Your goal = Working from the top of the listing below, retype each line through the line containing "import pandas as pd", both included, with no pictures.

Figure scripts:
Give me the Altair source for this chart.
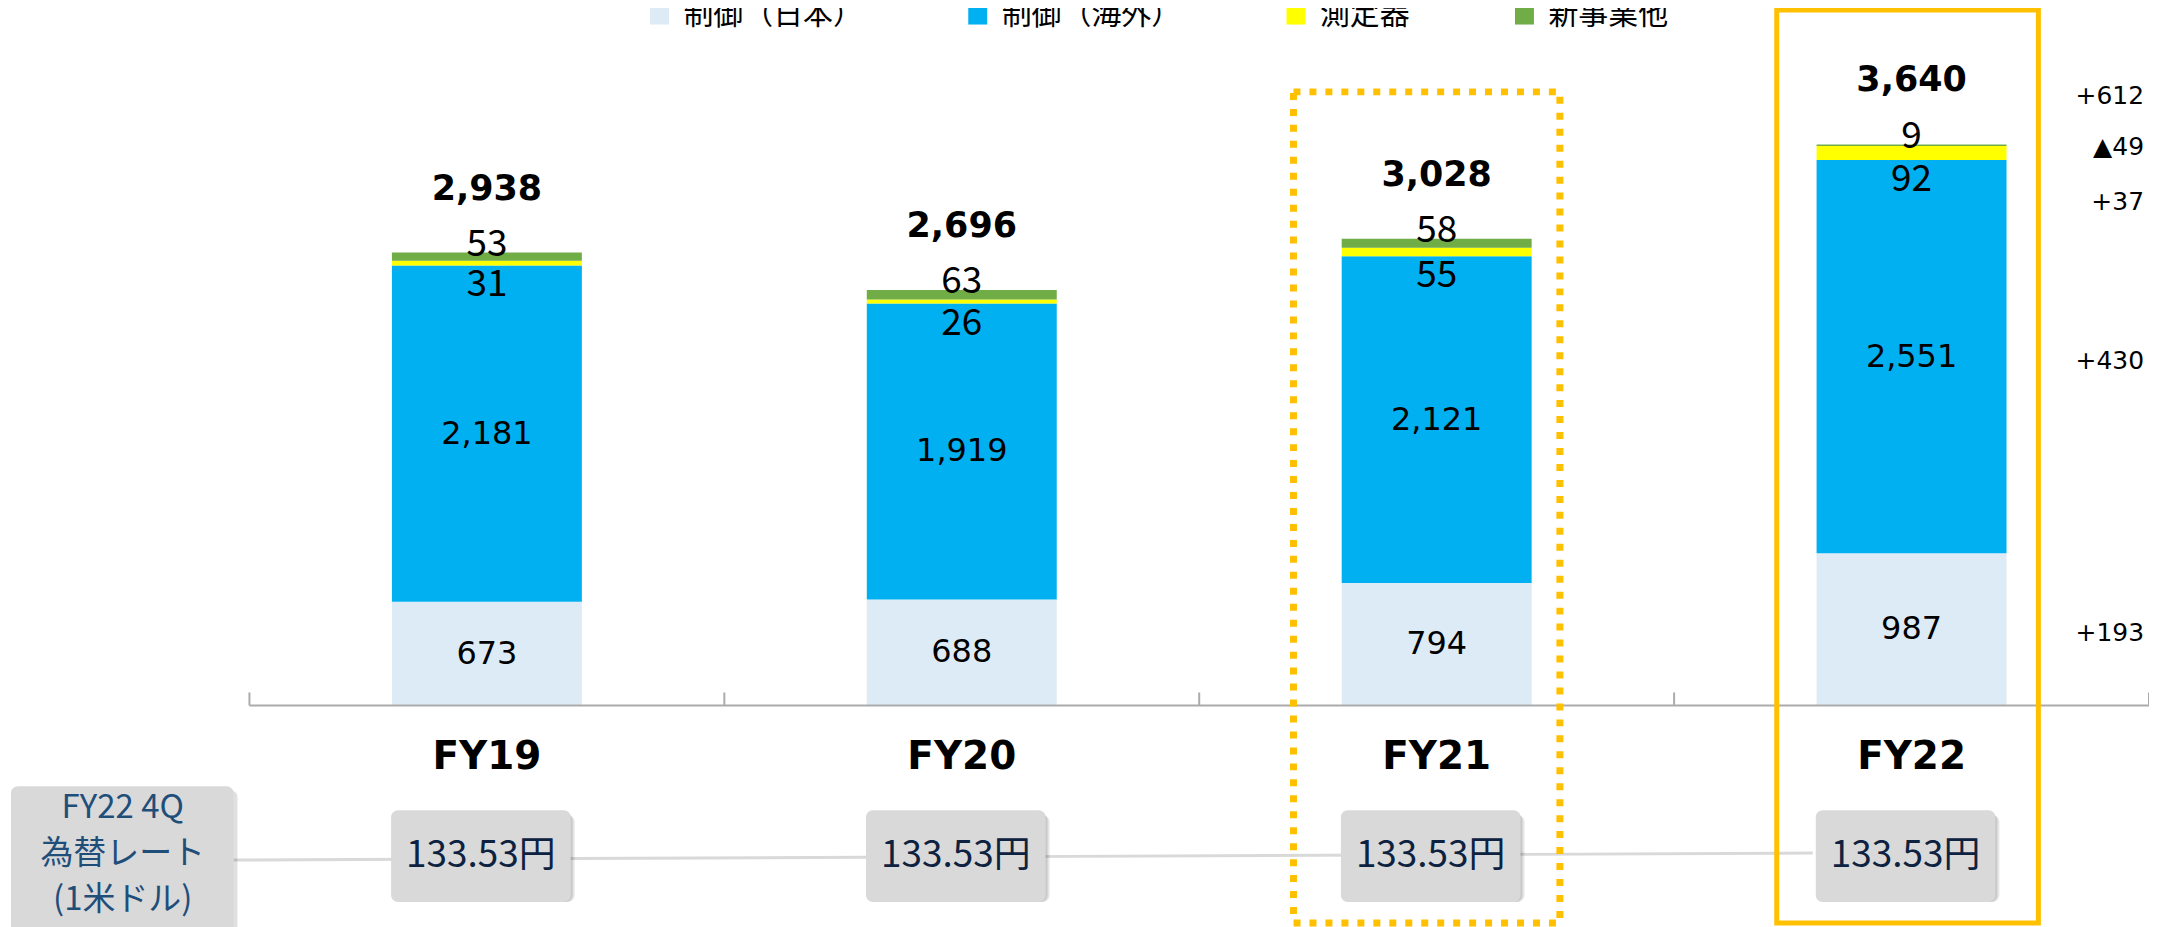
import altair as alt
import pandas as pd

# ---------------- data ----------------
years = ["FY19", "FY20", "FY21", "FY22"]
categories = ["制御（日本）", "制御（海外）", "測定器", "新事業他"]
colors = ["#DDEBF7", "#00B0F0", "#FFFF00", "#70AD47"]
ctrl_japan = [673, 688, 794, 987]
ctrl_overseas = [2181, 1919, 2121, 2551]
instruments = [31, 26, 55, 92]
new_business = [53, 63, 58, 9]
totals = [2938, 2696, 3028, 3640]
delta_labels = ["+193", "+430", "+37", "▲49", "+612"]   # 日本, 海外, 測定器, 新事業他, 合計
fx_rates = ["133.53円", "133.53円", "133.53円", "133.53円"]
fx_title = ["FY22 4Q", "為替レート", "(1米ドル)"]
highlight_years = ["FY21", "FY22"]

# ---------------- tables ----------------
series = [ctrl_japan, ctrl_overseas, instruments, new_business]
rows = []
for i, yr in enumerate(years):
    base = 0
    for j, cat in enumerate(categories):
        v = series[j][i]
        rows.append({"year": yr, "cat": cat, "idx": j, "value": v,
                     "y0": base, "y1": base + v, "mid": base + v / 2,
                     "label": f"{v:,}"})
        base += v
df = pd.DataFrame(rows)
tot_df = pd.DataFrame({"year": years, "total": totals,
                       "label": [f"{t:,}" for t in totals]})
yr_df = pd.DataFrame({"year": years, "fx": fx_rates})

last = df[df.year == "FY22"].reset_index(drop=True)
delta_df = pd.DataFrame({
    "year": ["FY22"] * 5,
    "kind": ["mid", "mid", "instr", "newb", "total"],
    "y": [last.mid[0], last.mid[1], last.y0[2], last.y1[3], totals[3]],
    "label": delta_labels,
})
hl_df = pd.DataFrame({"year": highlight_years})
one = pd.DataFrame({"a": [0]})

W, H = 1904, 618
xs = alt.Scale(type="band", domain=years, paddingInner=0, paddingOuter=0)
ys = alt.Scale(domain=[0, 4000], nice=False, zero=True)
X = alt.X("year:N", scale=xs, axis=None)

FONT_V = "DejaVu Sans"
FONT_J = "Noto Sans CJK JP"

# ---------------- bottom FX row ----------------
conn = alt.Chart(one).mark_rule(color="#D9D9D9", strokeWidth=3).encode(
    x=alt.value(-16), x2=alt.value(1567), y=alt.value(773), y2=alt.value(766))

left_shadow = alt.Chart(one).mark_rect(cornerRadius=7, color="#000000", opacity=0.12).encode(
    x=alt.value(-236), x2=alt.value(-12), y=alt.value(703), y2=alt.value(870))
left_box = alt.Chart(one).mark_rect(cornerRadius=7, color="#D9D9D9").encode(
    x=alt.value(-239), x2=alt.value(-16), y=alt.value(699), y2=alt.value(870))
left_text = alt.Chart(one).mark_text(font=FONT_J, fontSize=33, color="#1F4E79",
                                     lineHeight=46, baseline="middle").encode(
    x=alt.value(-127), y=alt.value(721), text=alt.value(fx_title))

box_sh1 = alt.Chart(yr_df).mark_bar(width=180, cornerRadius=7, color="#000000",
                                    opacity=0.10, xOffset=-2, yOffset=5).encode(
    x=X, y=alt.value(723), y2=alt.value(815))
box_sh2 = alt.Chart(yr_df).mark_bar(width=180, cornerRadius=7, color="#000000",
                                    opacity=0.12, xOffset=-4, yOffset=3).encode(
    x=X, y=alt.value(723), y2=alt.value(815))
boxes = alt.Chart(yr_df).mark_bar(width=180, cornerRadius=7, color="#D9D9D9",
                                  xOffset=-6).encode(
    x=X, y=alt.value(723), y2=alt.value(815))
box_text = alt.Chart(yr_df).mark_text(font=FONT_J, fontSize=37, color="#0D2240",
                                      baseline="middle", xOffset=-6).encode(
    x=X, y=alt.value(769), text="fx:N")

# ---------------- bars ----------------
bars = alt.Chart(df).mark_bar(width=alt.RelativeBandSize(0.4)).encode(
    x=X,
    y=alt.Y("y0:Q", scale=ys, axis=None),
    y2="y1:Q",
    color=alt.Color("cat:N", scale=alt.Scale(domain=categories, range=colors),
                    legend=alt.Legend(orient="none", legendX=396, legendY=-89,
                                      direction="horizontal", title=None,
                                      symbolType="square", symbolSize=361,
                                      symbolStrokeWidth=0,
                                      labelFont=FONT_J, labelFontSize=30,
                                      labelColor="#000000", labelOffset=9,
                                      columnPadding=100, padding=0,
                                      labelLimit=400)),
)

big_lbl = alt.Chart(df).transform_filter(
    alt.FieldOneOfPredicate(field="cat", oneOf=categories[:2])
).mark_text(font=FONT_V, fontSize=32, color="#000000", baseline="middle").encode(
    x=X, y=alt.Y("mid:Q", scale=ys), text="label:N")

instr_lbl = alt.Chart(df).transform_filter(
    alt.FieldEqualPredicate(field="cat", equal=categories[2])
).mark_text(font=FONT_J, fontSize=37, color="#000000", baseline="middle", dy=20).encode(
    x=X, y=alt.Y("y0:Q", scale=ys), text="label:N")

newb_lbl = alt.Chart(df).transform_filter(
    alt.FieldEqualPredicate(field="cat", equal=categories[3])
).mark_text(font=FONT_J, fontSize=37, color="#000000", baseline="middle", dy=-8).encode(
    x=X, y=alt.Y("y1:Q", scale=ys), text="label:N")

tot_lbl = alt.Chart(tot_df).mark_text(font=FONT_V, fontSize=35, fontWeight="bold",
                                      color="#000000", baseline="middle", dy=-64).encode(
    x=X, y=alt.Y("total:Q", scale=ys), text="label:N")

# ---------------- deltas (FY22 vs FY21) ----------------
def delta_layer(kind, dy):
    return alt.Chart(delta_df).transform_filter(
        alt.FieldEqualPredicate(field="kind", equal=kind)
    ).mark_text(font=FONT_V, fontSize=25, color="#000000", align="right",
                baseline="middle", dx=233, dy=dy).encode(
        x=X, y=alt.Y("y:Q", scale=ys), text="label:N")

deltas = [delta_layer("mid", 4), delta_layer("instr", 42),
          delta_layer("newb", 2), delta_layer("total", -48)]

# ---------------- axis ----------------
axis_line = alt.Chart(one).mark_rule(color="#ABABAB", strokeWidth=2).encode(
    x=alt.value(0), x2=alt.value(W), y=alt.value(H), y2=alt.value(H))
ticks = alt.Chart(yr_df).mark_rule(color="#ABABAB", strokeWidth=2).encode(
    x=alt.X("year:N", scale=xs, axis=None, bandPosition=0),
    y=alt.value(H), y2=alt.value(H - 13))
end_tick = alt.Chart(one).mark_rule(color="#ABABAB", strokeWidth=2).encode(
    x=alt.value(W), y=alt.value(H), y2=alt.value(H - 13))
x_lbl = alt.Chart(yr_df).mark_text(font=FONT_V, fontSize=39, fontWeight="bold",
                                   color="#000000", baseline="middle").encode(
    x=X, y=alt.value(H + 52), text="year:N")

# ---------------- highlight frames ----------------
frame21 = alt.Chart(hl_df).transform_filter(
    alt.FieldEqualPredicate(field="year", equal="FY21")
).mark_bar(filled=False, stroke="#FFC000", strokeWidth=7, strokeDash=[7, 9],
           width=alt.RelativeBandSize(0.561), xOffset=-10).encode(
    x=X, y=alt.value(3), y2=alt.value(836))
frame22 = alt.Chart(hl_df).transform_filter(
    alt.FieldEqualPredicate(field="year", equal="FY22")
).mark_bar(filled=False, stroke="#FFC000", strokeWidth=5,
           width=alt.RelativeBandSize(0.551), xOffset=-4).encode(
    x=X, y=alt.value(-79), y2=alt.value(836))

chart = alt.layer(
    conn, left_shadow, left_box, left_text,
    box_sh1, box_sh2, boxes, box_text,
    bars, big_lbl, instr_lbl, newb_lbl, tot_lbl, *deltas,
    axis_line, ticks, end_tick, x_lbl,
    frame21, frame22,
).properties(
    width=W, height=H,
    background="white",
    autosize=alt.AutoSizeParams(type="none"),
    padding={"left": 242, "top": 80, "right": 0, "bottom": 221},
).configure_view(stroke=None, strokeWidth=0)

chart.save("out.html", embed_options={"renderer": "svg", "actions": False})
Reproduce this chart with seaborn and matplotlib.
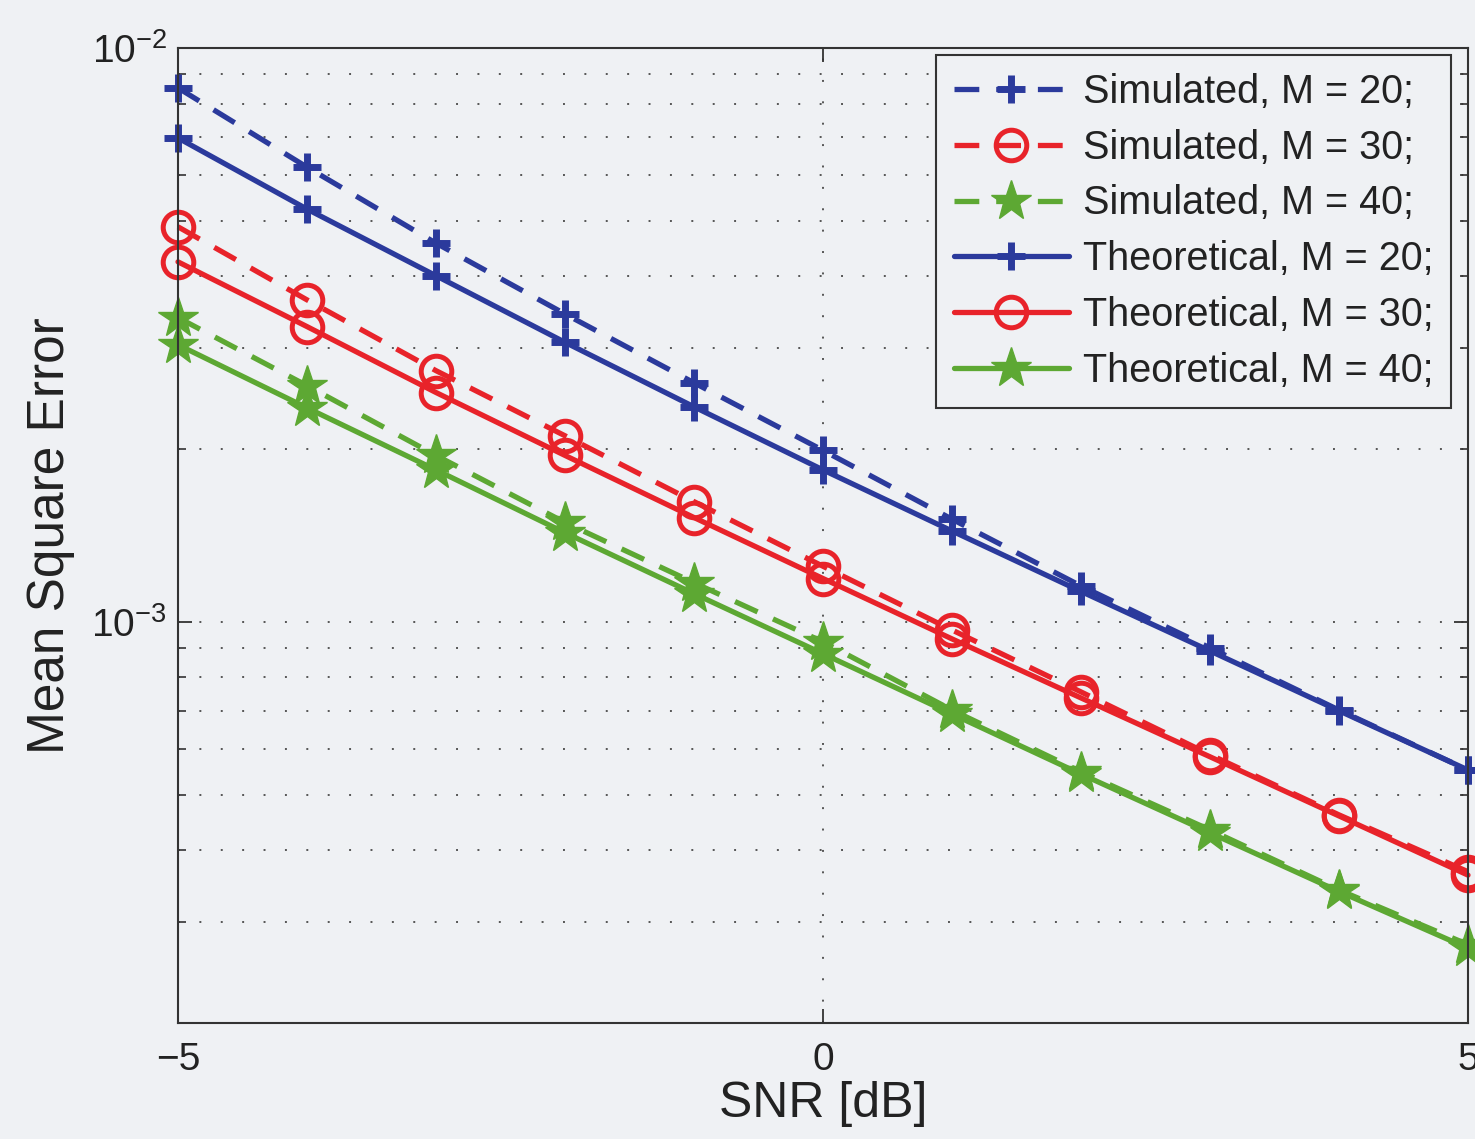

Answer to the exercise =
Give me the Altair source for this chart.
import altair as alt
import pandas as pd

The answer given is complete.